═══ AVAILABLE RECORDS

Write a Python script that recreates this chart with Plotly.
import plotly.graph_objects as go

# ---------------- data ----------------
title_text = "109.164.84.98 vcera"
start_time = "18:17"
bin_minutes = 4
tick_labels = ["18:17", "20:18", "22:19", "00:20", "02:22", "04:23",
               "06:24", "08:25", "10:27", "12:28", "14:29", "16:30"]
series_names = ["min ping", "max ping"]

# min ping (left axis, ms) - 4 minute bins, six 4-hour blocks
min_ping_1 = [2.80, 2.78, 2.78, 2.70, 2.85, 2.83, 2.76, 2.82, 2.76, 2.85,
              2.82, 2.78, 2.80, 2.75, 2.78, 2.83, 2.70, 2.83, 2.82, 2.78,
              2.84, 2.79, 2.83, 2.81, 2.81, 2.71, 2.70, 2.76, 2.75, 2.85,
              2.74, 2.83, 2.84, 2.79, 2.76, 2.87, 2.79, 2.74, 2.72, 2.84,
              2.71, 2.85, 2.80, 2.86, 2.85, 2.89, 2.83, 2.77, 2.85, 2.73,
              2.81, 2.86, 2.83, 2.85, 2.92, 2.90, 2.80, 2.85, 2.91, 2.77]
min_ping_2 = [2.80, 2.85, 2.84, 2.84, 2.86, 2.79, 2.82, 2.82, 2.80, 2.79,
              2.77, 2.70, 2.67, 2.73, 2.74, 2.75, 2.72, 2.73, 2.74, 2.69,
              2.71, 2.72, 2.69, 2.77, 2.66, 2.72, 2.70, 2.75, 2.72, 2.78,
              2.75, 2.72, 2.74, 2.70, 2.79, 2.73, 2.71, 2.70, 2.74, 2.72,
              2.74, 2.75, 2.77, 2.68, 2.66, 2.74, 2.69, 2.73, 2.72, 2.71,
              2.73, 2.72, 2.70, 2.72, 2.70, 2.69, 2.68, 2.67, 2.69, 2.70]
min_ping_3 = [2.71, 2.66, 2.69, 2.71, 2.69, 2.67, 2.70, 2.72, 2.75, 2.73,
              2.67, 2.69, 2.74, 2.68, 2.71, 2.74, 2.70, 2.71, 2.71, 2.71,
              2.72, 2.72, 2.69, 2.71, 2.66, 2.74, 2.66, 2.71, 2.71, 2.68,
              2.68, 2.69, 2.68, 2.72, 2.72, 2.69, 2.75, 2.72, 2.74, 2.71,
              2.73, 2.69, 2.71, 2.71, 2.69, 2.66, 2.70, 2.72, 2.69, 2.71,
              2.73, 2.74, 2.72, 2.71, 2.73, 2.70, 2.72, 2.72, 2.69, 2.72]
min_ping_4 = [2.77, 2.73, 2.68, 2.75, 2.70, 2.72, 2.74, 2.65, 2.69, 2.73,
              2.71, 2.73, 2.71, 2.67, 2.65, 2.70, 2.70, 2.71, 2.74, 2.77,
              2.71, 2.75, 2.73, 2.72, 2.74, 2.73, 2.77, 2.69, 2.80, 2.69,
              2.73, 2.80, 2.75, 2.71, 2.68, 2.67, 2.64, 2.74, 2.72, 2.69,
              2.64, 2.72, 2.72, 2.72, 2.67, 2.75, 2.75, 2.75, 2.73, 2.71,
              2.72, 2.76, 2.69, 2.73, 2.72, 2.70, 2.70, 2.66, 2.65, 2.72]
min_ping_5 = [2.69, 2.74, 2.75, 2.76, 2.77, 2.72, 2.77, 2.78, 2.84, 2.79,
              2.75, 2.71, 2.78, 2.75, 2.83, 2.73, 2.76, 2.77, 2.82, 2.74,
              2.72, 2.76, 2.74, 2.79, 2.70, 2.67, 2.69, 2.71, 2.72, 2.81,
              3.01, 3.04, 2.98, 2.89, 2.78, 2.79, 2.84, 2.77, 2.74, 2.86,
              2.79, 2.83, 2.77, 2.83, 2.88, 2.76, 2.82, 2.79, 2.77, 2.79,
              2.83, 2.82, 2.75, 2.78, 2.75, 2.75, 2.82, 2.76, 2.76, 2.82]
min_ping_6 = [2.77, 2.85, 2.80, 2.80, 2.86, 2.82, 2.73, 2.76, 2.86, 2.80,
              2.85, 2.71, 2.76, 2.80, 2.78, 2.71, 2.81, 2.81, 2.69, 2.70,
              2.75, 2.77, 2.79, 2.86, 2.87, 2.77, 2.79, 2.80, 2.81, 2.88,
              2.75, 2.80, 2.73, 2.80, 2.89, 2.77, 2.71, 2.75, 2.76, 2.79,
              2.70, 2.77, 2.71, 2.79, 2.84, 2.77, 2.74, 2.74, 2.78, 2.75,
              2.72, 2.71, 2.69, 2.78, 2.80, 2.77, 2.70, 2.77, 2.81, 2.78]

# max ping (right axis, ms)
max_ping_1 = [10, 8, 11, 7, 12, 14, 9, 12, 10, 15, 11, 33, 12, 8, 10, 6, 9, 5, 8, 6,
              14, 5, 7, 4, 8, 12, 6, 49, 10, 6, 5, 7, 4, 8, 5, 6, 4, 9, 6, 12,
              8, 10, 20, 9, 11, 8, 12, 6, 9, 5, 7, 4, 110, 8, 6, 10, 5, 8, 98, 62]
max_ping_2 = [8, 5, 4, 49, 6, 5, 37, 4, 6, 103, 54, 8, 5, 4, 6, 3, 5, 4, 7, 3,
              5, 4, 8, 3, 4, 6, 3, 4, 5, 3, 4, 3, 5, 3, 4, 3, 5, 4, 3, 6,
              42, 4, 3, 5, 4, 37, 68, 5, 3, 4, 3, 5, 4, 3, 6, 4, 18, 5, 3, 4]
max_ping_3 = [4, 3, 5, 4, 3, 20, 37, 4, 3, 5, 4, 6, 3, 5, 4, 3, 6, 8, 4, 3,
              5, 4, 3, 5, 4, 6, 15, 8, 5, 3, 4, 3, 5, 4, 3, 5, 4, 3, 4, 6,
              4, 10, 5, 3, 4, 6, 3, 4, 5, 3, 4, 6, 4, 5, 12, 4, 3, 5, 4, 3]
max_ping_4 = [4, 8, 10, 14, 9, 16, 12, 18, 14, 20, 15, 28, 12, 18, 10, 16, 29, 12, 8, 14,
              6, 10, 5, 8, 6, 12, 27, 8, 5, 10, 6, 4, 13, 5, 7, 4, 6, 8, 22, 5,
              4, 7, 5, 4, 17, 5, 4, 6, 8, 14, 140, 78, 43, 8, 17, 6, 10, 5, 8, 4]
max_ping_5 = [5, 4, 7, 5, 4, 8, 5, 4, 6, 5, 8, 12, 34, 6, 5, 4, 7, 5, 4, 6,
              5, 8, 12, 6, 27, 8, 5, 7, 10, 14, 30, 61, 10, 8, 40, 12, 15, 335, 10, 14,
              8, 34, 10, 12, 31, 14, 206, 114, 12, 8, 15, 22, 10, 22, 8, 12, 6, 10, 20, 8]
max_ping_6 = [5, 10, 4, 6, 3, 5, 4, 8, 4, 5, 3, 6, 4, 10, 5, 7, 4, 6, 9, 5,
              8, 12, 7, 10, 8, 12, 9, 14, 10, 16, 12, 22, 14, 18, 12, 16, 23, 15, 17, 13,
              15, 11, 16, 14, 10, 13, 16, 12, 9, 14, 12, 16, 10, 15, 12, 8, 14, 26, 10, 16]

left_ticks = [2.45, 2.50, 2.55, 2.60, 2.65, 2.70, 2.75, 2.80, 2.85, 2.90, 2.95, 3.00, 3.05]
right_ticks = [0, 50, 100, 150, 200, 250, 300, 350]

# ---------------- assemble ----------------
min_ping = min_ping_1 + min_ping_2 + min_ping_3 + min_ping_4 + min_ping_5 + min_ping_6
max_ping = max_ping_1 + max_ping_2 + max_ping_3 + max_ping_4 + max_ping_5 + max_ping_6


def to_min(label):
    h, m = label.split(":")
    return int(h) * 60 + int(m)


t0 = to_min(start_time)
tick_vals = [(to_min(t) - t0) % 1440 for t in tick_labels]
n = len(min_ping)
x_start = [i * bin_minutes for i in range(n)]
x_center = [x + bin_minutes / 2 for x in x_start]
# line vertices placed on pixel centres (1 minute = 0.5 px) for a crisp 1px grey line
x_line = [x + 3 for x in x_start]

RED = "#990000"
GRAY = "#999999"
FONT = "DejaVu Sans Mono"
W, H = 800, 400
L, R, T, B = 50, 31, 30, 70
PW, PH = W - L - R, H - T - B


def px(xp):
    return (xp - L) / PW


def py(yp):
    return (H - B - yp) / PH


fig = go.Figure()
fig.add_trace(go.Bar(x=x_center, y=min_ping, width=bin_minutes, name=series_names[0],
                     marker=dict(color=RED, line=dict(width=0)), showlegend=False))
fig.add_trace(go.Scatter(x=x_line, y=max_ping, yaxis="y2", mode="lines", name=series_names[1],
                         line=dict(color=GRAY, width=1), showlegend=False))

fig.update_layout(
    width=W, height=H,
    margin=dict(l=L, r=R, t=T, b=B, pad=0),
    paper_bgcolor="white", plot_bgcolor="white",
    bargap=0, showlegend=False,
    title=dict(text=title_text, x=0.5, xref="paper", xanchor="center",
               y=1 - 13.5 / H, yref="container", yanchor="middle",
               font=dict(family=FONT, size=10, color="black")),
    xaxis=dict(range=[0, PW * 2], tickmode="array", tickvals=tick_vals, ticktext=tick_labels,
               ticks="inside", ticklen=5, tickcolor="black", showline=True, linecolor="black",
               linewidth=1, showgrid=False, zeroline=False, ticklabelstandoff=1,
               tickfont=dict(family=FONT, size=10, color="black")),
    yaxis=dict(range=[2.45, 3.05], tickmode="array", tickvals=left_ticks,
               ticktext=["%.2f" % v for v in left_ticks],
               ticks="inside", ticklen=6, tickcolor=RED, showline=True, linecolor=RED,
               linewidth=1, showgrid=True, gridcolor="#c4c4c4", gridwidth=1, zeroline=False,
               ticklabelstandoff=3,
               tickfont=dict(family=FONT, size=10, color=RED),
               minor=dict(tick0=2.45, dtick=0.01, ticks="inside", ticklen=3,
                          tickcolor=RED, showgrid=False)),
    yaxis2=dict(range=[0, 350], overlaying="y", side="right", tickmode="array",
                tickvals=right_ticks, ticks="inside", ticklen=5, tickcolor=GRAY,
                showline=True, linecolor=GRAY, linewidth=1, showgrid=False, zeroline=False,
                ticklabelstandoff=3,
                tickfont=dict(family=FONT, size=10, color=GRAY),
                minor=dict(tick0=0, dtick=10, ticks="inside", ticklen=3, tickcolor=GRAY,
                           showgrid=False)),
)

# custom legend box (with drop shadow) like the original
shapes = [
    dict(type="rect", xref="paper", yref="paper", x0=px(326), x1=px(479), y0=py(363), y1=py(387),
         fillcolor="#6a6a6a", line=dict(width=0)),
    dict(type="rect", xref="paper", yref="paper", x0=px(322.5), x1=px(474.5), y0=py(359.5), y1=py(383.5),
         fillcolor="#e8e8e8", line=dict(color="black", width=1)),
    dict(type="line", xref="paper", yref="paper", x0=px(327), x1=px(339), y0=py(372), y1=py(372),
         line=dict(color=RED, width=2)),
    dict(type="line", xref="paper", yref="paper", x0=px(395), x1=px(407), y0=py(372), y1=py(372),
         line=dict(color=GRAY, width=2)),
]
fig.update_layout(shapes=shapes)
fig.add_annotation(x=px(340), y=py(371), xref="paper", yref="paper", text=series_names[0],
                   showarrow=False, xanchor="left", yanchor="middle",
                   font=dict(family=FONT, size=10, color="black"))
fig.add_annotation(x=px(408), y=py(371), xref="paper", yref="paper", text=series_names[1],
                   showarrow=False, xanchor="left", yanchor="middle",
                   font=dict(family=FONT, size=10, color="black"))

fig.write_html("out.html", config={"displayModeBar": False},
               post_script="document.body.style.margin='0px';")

══════
═══ AVAILABLE RECORDS

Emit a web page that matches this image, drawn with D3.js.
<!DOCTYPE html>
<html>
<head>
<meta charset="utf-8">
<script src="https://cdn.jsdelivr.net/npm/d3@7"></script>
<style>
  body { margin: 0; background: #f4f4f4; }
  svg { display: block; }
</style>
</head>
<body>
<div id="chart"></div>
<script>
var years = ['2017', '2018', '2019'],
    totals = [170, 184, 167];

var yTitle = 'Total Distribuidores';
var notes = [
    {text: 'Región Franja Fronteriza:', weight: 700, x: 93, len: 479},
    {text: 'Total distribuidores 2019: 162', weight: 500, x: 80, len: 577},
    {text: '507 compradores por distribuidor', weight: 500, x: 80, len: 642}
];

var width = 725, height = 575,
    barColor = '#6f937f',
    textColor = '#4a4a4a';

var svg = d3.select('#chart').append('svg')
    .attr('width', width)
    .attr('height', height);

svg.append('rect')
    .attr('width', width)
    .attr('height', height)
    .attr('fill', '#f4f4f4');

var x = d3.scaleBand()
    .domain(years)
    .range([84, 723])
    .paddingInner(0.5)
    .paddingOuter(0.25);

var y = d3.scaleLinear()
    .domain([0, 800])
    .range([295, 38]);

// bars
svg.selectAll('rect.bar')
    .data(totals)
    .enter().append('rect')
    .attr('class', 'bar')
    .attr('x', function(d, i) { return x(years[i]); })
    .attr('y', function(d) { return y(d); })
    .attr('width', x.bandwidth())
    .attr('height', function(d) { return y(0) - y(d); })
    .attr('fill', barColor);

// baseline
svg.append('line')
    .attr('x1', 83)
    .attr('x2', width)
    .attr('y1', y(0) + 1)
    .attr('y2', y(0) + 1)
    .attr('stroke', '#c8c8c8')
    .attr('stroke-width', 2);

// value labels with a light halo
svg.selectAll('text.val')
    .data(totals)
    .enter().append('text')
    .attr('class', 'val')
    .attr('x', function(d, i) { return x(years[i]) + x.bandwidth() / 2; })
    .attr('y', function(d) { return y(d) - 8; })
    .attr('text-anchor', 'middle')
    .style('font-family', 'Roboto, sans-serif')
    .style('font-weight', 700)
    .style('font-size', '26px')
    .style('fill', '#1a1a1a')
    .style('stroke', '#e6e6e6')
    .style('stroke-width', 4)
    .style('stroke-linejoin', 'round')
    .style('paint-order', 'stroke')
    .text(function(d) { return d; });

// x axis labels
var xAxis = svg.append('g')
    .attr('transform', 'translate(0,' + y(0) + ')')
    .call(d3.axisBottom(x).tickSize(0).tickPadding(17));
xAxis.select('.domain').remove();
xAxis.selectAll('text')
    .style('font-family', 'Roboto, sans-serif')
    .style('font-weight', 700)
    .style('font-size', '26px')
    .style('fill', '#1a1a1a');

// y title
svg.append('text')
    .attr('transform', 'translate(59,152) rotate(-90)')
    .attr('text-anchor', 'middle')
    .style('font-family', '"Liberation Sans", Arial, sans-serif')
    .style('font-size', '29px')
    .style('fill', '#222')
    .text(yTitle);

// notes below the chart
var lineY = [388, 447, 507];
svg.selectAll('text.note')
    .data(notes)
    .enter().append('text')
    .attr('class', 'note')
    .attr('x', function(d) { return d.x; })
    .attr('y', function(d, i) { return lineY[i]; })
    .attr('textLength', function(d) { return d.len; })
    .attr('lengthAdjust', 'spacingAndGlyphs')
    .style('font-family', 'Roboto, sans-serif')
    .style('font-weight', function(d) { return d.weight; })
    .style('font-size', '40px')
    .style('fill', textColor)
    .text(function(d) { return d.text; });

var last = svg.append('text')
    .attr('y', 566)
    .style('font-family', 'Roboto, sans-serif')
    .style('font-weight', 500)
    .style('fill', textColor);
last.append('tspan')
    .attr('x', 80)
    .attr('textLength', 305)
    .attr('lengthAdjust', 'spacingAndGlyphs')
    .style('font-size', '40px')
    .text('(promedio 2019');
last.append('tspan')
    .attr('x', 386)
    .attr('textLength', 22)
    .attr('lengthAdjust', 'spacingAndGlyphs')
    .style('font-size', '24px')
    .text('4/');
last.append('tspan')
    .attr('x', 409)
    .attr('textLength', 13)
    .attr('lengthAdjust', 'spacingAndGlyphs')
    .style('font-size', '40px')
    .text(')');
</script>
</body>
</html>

══════

Taking the material above, extract exactly and only the lines from the line with "Emit a web page" to the line with "totals = [170, 184, 167];", inclusive of both.

**ANSWER BELOW:**
Emit a web page that matches this image, drawn with D3.js.
<!DOCTYPE html>
<html>
<head>
<meta charset="utf-8">
<script src="https://cdn.jsdelivr.net/npm/d3@7"></script>
<style>
  body { margin: 0; background: #f4f4f4; }
  svg { display: block; }
</style>
</head>
<body>
<div id="chart"></div>
<script>
var years = ['2017', '2018', '2019'],
    totals = [170, 184, 167];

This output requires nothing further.